Voici un enième petit livre se penchant sur le « malaise français », mais de manière amusante. Les auteurs rassemblent en effet toutes sortes de données statistiques, notamment celles issues des grandes enquêtes internationales sur les comportements, attitudes et convictions prévalant au sein des différentes nations (World Values Survey, General Social Survey). Il en ressort que parmi la trentaine de pays étudiés, la France figure toujours en très mauvaise place (dans les cinq dernières) lorsqu’il est question de confiance. Ainsi, par rapport aux autres pays analysés, les Français ne se font pas tellement confiance entre eux, n’ont pas confiance dans leurs partis, leurs syndicats, leur justice ou leur Parlement, trouvent plutôt normal de recevoir des aides publiques même si elles ne sont pas dues, sont moins choqués que d’autres par la pratique de la corruption, ont des diplomates plutôt indifférents aux règles de stationnement autour leurs ambassades, ont des entreprises perçues par leurs partenaires étrangers comme fonctionnant assez facilement au pot-de-vin, etc. Tout cela est parfaitement chiffré, remarquablement convergent, incontestablement affligeant (enfin, ce dernier constat est un jugement de valeur, il y aura toujours des chauvins de droite ou de gauche pour se dire que nous les Français sommes décidément des gens exceptionnels et que le monde entier nous envie depuis Bouvard et Pécuchet). On trouve aussi des études plus cocasses, dont une consistant à perdre volontairement 20 portefeuilles dans différentes capitales, avec dans le portefeuille toutes les données nécessaires sur le propriétaire ou le service des objets trouvés. Vous constaterez qu’il vaut mieux prendre soin de ses affaires à Paris…

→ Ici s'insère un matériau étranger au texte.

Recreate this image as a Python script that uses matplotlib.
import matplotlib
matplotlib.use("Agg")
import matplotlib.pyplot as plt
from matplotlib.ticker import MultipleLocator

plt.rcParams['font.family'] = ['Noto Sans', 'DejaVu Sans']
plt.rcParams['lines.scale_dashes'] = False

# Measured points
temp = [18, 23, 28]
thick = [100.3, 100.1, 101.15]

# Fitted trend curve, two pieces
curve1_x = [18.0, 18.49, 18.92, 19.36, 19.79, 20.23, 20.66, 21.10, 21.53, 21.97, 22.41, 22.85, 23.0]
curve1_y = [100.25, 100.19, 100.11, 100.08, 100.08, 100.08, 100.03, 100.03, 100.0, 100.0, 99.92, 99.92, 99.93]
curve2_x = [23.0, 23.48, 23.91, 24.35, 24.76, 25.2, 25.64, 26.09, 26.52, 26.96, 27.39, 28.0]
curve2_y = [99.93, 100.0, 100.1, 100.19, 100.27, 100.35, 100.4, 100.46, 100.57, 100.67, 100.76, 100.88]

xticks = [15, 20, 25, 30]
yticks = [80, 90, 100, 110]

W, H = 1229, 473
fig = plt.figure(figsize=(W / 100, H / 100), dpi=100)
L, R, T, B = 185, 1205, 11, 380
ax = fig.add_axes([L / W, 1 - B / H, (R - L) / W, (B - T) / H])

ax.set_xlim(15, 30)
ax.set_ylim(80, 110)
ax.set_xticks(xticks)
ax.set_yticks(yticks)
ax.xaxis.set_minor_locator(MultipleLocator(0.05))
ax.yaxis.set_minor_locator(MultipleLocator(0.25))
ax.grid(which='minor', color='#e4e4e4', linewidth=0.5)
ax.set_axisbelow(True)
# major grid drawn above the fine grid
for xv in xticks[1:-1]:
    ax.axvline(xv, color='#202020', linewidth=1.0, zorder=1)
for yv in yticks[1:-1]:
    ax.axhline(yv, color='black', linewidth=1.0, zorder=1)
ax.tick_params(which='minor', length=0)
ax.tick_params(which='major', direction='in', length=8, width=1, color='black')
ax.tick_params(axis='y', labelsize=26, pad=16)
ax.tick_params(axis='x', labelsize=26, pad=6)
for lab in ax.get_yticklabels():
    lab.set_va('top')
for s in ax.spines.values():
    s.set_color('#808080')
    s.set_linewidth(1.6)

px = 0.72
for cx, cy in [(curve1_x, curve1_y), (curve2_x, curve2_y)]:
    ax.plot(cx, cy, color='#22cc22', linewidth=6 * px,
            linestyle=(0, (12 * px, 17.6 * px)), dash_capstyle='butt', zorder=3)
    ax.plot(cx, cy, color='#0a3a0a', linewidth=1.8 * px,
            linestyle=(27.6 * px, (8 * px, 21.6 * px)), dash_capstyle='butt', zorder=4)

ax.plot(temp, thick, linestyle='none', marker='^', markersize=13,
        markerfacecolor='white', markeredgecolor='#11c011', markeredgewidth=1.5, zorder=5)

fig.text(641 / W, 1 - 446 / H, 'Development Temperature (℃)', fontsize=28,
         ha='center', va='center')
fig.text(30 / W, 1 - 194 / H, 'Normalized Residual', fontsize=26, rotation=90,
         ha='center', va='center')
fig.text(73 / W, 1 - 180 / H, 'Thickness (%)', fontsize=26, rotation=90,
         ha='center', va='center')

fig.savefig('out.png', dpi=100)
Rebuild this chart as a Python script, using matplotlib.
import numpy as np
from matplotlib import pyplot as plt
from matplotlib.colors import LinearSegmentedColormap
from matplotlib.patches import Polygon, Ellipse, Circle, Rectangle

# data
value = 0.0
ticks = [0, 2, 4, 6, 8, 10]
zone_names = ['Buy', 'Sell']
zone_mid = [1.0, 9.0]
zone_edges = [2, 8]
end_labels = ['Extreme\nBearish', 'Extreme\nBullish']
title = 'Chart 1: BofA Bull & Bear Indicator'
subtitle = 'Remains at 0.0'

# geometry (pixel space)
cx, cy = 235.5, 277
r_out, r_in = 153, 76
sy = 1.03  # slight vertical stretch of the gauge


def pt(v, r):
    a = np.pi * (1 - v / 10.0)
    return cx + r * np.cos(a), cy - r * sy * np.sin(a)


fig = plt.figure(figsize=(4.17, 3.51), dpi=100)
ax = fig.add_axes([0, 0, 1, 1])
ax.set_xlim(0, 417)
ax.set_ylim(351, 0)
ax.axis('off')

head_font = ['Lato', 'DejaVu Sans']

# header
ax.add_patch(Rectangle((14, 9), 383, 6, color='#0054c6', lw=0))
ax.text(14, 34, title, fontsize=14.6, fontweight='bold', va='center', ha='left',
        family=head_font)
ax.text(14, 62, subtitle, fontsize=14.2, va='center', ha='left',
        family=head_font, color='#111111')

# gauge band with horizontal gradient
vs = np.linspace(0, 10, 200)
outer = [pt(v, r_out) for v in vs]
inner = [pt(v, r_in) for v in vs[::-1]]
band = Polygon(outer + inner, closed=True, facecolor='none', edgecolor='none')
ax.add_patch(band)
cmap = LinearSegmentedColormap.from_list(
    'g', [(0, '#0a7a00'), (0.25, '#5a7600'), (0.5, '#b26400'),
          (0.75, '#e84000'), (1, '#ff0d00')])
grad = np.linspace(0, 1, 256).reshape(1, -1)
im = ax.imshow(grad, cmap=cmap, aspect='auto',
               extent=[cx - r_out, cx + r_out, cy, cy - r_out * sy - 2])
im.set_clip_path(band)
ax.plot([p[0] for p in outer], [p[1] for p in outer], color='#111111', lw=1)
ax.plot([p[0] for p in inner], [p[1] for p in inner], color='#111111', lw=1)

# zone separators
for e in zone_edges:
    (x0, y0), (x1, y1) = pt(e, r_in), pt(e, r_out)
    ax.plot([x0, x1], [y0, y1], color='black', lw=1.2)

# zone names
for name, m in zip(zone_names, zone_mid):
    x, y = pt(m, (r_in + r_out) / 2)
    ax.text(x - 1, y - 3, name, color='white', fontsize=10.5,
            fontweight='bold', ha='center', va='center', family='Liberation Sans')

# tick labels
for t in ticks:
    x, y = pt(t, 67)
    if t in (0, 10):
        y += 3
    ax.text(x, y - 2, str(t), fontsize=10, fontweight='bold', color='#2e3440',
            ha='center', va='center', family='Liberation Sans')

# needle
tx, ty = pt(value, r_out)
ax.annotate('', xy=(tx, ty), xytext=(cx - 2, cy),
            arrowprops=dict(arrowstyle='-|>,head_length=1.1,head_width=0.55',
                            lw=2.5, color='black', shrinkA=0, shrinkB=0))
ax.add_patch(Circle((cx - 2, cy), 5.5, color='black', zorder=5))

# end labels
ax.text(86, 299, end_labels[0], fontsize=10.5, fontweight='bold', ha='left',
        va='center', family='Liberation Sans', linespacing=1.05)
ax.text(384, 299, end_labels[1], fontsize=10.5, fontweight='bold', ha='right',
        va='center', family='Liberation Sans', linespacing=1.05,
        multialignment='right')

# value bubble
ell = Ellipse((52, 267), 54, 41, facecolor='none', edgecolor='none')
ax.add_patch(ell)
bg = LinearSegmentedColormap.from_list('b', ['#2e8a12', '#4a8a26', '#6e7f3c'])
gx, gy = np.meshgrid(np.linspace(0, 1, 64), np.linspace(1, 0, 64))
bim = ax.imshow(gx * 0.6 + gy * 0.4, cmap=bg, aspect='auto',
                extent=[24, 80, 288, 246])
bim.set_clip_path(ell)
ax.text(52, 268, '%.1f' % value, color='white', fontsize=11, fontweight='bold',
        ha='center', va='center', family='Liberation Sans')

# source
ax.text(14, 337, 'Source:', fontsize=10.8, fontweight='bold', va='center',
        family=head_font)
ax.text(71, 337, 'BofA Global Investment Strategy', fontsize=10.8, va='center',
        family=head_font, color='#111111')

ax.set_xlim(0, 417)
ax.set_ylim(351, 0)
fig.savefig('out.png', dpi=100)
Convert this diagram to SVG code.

Les auteurs suggèrent que cette « société de défiance » provient du poids de l’Etat-providence depuis la fin de la Seconde Guerre mondiale, mais surtout de la convergence de l’étatisme et du corporatisme : au lieu de faire un Etat-providence égalitaire sur le modèle scandinave, les Français ont multiplié des régimes spéciaux, des passe-droits sociaux, des avantages fiscaux, bref un système lourd et incompréhensible, flattant la division, favorisant la magouille et décourageant le dialogue. On peut néanmoins penser que ce n’est pas la seule raison. Il est frappant de constater que les pays nordiques, germaniques et anglo-saxons arrivent régulièrement en tête en terme de confiance, quel que soit leur régime d’Etat-providence, et aussi que les petits pays s’en sortent bien mieux que les grands. Quant à la place centrale de l’Etat dans la construction de la société française, on sait depuis Tocqueville qu’elle date de la monarchie et qu’elle a franchi les siècles comme les régimes sans trop de difficulté. Un certain candidat avait promis la « rupture » de ce système, mais personne n’y croit évidemment, pas même ceux qui font encore semblant de penser qu’il est « ultralibéral »…
Référence :
Algan Y., P. Cahuc (2008), La société de défiance. Comment le modèle social français s’autodétruit, Paris, Rue d’Ulm.